PROBLEM TO WORK ON:
Reproduce nothing except the lines between the line with "Give me the" and the line with "const yTicks = [0, 500, 1000, 1500, 2000, 2500, 3000];", both ends included, and please leave out pictures.

RECORDS SUPPLIED:
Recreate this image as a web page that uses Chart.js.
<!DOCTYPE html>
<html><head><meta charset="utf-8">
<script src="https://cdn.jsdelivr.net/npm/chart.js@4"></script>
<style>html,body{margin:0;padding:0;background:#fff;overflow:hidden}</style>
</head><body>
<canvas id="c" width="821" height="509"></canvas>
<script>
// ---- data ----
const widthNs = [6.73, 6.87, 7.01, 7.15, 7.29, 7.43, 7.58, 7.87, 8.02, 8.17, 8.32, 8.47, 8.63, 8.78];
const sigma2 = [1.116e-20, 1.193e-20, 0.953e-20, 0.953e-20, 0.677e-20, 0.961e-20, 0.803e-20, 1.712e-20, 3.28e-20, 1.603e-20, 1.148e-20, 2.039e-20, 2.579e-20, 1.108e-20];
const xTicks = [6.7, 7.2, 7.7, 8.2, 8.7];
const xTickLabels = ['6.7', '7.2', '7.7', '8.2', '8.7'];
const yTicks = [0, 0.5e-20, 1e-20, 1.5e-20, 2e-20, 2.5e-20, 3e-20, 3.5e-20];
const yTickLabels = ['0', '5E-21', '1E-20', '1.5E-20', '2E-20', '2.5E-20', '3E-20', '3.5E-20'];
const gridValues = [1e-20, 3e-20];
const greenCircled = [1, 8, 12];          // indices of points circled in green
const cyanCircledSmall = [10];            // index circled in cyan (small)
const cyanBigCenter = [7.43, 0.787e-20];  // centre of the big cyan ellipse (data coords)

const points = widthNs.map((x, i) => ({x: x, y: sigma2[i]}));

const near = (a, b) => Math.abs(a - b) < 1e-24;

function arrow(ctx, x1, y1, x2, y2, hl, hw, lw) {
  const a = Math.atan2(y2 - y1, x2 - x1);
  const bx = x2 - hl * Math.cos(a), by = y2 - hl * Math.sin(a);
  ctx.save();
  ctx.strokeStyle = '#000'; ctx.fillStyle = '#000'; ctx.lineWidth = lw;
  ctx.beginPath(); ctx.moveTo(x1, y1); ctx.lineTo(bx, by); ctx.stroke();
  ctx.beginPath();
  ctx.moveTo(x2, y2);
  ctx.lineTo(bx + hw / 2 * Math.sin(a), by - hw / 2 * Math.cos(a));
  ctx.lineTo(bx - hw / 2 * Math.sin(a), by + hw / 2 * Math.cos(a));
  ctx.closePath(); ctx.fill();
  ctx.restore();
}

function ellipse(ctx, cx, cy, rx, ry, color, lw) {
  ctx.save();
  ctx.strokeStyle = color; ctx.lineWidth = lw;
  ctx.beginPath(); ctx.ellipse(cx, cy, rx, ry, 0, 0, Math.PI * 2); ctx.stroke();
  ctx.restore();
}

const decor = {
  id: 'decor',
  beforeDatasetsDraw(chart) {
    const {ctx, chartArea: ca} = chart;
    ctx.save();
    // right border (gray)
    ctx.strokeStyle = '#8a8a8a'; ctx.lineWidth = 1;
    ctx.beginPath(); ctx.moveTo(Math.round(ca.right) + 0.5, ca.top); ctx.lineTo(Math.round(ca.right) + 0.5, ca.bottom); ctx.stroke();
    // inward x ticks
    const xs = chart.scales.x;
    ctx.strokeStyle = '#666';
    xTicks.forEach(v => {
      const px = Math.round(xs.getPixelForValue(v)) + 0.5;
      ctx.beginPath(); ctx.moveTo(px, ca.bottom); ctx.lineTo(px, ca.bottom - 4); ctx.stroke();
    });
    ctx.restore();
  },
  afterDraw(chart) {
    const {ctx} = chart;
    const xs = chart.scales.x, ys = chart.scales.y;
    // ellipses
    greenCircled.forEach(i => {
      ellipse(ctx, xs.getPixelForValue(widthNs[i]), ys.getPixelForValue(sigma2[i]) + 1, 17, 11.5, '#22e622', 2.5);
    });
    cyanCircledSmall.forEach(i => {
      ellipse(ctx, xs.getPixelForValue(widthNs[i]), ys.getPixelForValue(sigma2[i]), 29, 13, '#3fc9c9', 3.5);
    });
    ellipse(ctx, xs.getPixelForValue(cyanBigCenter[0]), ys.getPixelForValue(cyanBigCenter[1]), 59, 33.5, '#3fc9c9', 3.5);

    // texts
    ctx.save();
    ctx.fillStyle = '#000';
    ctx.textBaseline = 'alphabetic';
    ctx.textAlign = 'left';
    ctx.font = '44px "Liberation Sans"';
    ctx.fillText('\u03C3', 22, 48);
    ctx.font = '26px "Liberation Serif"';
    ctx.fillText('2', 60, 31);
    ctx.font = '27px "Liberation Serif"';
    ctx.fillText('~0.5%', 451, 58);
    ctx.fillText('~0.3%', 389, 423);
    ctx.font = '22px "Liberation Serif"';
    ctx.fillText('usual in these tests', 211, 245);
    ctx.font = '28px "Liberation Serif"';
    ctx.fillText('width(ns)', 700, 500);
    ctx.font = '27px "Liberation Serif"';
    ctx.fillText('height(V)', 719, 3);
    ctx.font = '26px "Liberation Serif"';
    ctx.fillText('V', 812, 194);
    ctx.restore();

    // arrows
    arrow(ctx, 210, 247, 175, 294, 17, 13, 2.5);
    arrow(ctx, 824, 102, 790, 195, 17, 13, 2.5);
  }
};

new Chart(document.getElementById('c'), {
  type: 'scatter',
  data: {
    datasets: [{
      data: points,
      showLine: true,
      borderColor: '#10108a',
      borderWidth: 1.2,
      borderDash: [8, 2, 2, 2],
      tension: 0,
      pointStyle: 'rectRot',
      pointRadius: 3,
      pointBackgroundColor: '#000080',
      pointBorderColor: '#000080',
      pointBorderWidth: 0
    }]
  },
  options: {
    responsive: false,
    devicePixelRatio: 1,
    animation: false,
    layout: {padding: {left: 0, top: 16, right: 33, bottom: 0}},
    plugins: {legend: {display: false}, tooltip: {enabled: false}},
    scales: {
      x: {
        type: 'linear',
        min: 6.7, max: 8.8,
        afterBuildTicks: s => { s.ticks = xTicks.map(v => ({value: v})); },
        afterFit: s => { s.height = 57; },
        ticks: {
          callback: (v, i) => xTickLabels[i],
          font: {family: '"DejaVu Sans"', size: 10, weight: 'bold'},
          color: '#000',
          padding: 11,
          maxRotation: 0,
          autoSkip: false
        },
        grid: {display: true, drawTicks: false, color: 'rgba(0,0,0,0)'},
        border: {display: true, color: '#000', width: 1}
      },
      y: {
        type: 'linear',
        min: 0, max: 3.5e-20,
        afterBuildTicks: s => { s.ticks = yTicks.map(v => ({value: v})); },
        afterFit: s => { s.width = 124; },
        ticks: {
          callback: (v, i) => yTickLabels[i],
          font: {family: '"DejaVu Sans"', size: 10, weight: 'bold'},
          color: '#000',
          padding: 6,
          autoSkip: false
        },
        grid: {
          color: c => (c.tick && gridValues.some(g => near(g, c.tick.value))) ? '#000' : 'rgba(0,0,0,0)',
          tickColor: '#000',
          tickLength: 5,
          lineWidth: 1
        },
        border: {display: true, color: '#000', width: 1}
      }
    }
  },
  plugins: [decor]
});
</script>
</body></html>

...

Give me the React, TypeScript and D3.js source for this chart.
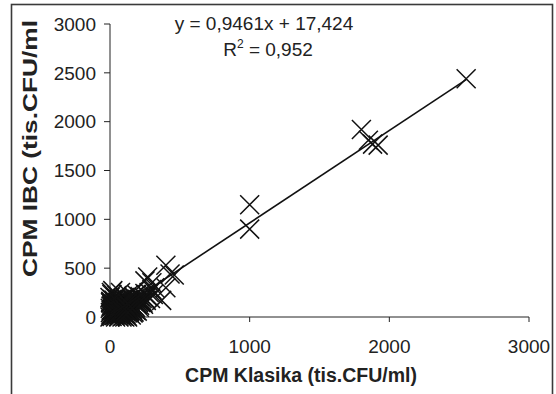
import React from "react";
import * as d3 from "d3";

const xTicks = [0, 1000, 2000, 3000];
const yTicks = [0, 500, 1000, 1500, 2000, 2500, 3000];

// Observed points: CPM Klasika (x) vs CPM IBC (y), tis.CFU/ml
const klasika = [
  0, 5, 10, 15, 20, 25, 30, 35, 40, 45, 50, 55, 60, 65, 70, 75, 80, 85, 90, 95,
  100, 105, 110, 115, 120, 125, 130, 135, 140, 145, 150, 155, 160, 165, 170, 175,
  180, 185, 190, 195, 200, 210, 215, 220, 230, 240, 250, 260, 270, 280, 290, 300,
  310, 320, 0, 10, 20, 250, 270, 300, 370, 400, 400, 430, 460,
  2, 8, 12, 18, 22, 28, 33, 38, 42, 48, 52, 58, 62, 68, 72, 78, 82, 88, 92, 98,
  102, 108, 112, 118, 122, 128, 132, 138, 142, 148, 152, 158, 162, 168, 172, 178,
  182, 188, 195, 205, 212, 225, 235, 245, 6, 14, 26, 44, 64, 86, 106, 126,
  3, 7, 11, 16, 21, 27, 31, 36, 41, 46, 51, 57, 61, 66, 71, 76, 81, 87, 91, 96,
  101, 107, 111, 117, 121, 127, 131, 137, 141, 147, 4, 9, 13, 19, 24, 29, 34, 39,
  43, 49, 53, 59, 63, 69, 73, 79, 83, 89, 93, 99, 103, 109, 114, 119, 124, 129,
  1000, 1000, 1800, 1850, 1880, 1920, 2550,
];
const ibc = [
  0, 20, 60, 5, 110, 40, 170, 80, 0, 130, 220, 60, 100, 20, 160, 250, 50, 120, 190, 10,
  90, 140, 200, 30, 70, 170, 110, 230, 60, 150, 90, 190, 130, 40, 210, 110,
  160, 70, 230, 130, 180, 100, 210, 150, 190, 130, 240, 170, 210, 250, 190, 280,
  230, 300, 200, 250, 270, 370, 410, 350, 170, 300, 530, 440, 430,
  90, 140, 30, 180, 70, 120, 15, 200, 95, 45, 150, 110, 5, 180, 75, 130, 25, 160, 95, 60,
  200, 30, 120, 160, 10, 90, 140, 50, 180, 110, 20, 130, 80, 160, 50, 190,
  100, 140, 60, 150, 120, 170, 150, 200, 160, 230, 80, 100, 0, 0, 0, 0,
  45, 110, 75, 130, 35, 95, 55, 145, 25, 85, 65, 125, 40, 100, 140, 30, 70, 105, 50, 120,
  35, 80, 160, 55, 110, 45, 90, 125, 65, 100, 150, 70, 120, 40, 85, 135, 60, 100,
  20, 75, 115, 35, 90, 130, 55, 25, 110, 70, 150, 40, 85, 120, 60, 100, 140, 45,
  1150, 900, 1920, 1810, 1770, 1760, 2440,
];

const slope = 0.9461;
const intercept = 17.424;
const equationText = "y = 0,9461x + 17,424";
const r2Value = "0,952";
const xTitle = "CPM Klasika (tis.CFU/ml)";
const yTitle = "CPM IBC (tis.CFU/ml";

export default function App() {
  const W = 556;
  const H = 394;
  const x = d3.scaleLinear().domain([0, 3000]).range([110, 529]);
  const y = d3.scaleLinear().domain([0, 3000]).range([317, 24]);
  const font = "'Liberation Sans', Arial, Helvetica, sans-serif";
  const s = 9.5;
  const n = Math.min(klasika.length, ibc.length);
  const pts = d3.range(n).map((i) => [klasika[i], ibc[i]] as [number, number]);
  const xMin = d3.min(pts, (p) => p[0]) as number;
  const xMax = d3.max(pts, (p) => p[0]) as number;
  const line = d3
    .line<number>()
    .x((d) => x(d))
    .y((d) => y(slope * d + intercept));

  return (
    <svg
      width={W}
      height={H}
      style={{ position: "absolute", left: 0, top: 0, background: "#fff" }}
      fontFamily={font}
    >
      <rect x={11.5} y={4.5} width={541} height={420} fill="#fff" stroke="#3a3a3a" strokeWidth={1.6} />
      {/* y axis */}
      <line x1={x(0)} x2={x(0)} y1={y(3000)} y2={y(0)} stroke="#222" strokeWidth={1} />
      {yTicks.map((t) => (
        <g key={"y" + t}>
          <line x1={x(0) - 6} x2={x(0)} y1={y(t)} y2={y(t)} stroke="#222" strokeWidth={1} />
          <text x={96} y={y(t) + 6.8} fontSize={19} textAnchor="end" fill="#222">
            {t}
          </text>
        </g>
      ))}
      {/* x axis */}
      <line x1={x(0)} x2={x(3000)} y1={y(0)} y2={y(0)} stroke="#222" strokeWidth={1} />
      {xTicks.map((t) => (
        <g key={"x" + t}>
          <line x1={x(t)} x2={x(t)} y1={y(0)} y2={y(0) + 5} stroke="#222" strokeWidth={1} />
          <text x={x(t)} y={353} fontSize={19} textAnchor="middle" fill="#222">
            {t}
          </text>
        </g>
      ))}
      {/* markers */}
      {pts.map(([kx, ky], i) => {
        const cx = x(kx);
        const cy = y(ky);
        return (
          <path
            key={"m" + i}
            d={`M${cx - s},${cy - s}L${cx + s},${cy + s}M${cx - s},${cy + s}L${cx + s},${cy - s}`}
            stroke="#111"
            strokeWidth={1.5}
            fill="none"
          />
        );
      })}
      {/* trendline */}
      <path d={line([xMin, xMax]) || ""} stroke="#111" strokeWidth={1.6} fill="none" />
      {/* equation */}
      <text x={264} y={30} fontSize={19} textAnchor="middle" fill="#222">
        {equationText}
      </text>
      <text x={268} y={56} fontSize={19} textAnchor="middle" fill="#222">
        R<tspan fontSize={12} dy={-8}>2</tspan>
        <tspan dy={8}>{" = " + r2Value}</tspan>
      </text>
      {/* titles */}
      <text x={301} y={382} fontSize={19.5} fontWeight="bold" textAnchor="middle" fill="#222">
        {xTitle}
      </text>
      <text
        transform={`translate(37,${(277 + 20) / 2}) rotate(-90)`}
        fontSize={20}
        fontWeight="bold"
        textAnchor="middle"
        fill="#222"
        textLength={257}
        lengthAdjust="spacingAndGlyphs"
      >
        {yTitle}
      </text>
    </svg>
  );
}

THE REPLY:
Give me the React, TypeScript and D3.js source for this chart.
import React from "react";
import * as d3 from "d3";

const xTicks = [0, 1000, 2000, 3000];
const yTicks = [0, 500, 1000, 1500, 2000, 2500, 3000];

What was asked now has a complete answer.